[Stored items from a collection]
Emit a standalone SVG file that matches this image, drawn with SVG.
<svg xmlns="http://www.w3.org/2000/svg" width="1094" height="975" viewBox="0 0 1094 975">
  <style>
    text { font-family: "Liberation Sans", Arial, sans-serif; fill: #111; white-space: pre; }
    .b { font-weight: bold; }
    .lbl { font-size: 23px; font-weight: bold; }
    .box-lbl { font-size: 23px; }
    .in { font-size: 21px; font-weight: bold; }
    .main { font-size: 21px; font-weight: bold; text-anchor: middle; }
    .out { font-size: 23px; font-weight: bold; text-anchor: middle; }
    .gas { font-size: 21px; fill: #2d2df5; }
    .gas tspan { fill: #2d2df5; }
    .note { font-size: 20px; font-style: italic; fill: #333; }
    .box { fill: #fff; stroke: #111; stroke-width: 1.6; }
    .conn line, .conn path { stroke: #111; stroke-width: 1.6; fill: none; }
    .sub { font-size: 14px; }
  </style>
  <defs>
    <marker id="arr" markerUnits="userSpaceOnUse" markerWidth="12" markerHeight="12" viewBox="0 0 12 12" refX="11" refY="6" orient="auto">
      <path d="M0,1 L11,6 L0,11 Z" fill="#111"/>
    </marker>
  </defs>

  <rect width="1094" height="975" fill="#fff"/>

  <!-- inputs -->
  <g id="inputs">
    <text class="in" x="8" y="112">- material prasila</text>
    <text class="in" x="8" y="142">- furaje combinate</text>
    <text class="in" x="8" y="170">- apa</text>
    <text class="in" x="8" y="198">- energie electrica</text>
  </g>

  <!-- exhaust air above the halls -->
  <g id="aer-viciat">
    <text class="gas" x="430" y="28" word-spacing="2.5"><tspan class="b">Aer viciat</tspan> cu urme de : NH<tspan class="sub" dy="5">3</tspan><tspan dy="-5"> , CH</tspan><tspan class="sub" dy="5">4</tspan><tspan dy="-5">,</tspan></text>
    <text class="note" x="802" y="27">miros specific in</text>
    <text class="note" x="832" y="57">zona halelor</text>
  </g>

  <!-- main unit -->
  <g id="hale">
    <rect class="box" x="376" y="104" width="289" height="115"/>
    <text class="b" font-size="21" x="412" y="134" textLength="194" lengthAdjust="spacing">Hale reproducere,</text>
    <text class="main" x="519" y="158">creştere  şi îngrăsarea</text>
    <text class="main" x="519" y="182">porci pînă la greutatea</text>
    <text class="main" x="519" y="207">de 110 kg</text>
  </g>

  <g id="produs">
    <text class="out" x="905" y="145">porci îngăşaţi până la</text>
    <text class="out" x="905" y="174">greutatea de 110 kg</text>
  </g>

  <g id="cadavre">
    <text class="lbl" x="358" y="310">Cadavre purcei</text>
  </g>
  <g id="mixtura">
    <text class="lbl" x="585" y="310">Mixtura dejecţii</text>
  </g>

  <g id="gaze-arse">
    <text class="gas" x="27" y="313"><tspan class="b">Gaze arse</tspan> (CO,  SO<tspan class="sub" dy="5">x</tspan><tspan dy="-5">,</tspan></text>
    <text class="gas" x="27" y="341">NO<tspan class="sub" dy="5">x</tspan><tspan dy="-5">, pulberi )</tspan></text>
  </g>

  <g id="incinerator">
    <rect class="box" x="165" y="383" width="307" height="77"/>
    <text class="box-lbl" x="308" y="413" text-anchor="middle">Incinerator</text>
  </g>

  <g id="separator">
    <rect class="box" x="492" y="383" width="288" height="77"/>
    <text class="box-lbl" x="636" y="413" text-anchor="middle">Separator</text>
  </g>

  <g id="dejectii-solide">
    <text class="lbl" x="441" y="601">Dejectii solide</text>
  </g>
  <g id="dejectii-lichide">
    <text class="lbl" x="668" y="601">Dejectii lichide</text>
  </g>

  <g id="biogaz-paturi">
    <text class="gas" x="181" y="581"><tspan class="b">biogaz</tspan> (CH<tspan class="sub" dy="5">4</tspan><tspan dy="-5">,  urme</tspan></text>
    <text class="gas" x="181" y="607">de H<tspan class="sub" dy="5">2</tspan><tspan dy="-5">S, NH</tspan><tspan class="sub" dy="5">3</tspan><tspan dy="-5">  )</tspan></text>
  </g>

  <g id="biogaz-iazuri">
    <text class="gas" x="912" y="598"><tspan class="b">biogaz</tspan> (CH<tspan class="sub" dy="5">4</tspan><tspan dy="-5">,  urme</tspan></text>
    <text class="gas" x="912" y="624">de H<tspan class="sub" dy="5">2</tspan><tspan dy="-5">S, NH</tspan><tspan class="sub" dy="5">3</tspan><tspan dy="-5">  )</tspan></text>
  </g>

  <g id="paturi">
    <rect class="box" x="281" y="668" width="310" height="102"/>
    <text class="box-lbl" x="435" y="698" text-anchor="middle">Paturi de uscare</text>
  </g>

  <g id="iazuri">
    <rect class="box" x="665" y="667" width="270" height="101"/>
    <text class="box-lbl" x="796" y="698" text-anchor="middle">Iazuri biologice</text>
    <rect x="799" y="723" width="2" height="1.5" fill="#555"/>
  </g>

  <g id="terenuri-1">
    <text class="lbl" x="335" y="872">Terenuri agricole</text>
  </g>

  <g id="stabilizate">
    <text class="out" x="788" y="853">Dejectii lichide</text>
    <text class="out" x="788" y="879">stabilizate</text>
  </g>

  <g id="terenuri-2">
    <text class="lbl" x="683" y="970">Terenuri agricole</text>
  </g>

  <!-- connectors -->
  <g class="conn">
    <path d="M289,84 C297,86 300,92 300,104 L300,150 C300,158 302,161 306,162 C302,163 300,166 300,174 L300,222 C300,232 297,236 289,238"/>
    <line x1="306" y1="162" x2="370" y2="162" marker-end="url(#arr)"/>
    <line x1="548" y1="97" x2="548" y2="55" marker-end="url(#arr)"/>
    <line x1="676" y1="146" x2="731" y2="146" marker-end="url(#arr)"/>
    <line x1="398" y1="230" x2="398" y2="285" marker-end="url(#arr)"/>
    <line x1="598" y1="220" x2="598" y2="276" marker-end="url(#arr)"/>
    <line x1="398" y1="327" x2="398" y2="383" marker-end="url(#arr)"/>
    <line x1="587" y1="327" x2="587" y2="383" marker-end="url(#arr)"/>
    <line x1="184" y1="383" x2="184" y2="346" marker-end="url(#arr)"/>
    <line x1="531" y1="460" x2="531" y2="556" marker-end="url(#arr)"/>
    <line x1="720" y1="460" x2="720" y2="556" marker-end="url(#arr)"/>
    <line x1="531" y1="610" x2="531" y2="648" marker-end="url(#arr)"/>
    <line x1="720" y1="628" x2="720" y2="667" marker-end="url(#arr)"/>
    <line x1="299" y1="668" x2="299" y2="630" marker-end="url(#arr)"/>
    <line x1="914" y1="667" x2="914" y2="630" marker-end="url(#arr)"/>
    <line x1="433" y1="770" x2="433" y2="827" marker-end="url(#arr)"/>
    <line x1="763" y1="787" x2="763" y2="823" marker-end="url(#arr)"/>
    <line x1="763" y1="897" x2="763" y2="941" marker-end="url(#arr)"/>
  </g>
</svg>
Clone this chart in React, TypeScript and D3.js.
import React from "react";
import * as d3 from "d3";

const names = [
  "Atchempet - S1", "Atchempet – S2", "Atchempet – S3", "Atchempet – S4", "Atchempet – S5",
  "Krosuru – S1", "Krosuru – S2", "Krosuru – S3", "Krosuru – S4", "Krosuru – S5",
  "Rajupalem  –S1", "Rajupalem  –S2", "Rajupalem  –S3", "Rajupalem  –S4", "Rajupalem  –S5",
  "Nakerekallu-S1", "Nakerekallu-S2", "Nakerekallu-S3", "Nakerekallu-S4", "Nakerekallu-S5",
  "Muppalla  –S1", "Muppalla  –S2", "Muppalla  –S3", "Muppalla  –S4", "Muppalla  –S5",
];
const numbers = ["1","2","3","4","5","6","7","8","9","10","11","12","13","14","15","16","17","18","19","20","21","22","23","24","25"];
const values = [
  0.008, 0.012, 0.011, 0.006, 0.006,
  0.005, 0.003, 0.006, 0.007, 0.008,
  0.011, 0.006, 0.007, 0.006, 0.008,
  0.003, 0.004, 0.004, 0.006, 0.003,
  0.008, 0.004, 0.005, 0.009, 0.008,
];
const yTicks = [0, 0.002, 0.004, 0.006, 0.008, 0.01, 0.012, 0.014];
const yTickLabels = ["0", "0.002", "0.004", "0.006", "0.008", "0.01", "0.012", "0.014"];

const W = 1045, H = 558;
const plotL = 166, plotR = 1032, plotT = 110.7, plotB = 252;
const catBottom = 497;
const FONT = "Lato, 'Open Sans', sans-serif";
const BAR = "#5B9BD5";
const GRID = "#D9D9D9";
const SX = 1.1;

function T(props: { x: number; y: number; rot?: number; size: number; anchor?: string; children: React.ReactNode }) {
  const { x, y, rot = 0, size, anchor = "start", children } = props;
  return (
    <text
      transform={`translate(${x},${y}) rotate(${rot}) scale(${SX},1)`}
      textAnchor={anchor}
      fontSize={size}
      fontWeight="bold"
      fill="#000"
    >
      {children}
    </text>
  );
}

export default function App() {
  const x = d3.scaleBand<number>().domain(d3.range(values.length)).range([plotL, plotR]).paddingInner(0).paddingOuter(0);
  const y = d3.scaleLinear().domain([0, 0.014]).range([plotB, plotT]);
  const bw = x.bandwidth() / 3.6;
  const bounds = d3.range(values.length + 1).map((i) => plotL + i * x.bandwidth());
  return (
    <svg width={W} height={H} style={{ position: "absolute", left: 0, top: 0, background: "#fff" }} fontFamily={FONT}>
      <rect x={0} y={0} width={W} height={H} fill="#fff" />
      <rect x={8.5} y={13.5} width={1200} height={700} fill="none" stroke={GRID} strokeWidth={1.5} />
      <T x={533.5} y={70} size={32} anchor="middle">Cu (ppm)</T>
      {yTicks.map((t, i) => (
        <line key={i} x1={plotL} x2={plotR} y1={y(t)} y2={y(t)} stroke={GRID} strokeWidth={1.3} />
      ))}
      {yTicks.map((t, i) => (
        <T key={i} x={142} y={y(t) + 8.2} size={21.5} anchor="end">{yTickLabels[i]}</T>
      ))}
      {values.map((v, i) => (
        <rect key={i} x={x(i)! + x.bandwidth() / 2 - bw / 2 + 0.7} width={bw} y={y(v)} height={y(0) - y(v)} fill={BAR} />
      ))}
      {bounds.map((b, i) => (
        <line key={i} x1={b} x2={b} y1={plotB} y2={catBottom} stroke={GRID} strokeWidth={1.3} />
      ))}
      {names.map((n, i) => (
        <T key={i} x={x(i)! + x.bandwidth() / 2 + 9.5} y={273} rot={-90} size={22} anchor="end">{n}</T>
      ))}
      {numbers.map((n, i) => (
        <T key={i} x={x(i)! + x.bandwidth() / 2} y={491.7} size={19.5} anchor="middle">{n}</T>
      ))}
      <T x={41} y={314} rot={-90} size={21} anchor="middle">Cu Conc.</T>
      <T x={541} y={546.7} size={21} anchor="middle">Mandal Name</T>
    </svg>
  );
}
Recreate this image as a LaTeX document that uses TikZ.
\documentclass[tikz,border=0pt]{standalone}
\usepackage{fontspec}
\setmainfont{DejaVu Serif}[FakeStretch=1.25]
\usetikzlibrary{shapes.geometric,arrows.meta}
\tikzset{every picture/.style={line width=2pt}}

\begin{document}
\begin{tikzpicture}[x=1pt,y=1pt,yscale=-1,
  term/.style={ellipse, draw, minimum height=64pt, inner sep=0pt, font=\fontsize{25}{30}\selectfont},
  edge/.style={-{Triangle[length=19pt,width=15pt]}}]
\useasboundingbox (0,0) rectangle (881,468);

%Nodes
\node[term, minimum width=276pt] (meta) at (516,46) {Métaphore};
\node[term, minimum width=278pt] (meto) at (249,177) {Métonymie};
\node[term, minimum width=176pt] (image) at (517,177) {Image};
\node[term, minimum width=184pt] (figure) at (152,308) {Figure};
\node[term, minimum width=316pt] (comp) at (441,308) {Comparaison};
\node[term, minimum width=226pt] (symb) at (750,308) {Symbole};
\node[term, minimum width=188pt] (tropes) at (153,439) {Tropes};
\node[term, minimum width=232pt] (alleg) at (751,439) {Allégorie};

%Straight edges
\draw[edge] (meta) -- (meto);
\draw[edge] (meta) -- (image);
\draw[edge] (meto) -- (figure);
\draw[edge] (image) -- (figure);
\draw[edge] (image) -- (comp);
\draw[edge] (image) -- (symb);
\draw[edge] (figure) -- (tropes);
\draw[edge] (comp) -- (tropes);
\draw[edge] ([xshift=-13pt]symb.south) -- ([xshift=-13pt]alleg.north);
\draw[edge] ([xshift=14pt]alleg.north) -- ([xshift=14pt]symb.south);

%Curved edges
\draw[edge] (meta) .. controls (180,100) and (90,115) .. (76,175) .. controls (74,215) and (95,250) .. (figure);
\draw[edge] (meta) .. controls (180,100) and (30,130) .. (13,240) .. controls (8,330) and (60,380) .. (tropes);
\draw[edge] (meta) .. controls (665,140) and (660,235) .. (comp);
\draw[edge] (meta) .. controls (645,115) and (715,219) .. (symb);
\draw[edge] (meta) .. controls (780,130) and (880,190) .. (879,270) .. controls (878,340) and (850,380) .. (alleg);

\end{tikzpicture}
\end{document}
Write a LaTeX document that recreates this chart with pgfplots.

• [PROBLEM STATEMENT]
Reproduce verbatim the lines above, from the line with "Clone this chart" through the line with "import * as".

• [WRITTEN REPLY]
Clone this chart in React, TypeScript and D3.js.
import React from "react";
import * as d3 from "d3";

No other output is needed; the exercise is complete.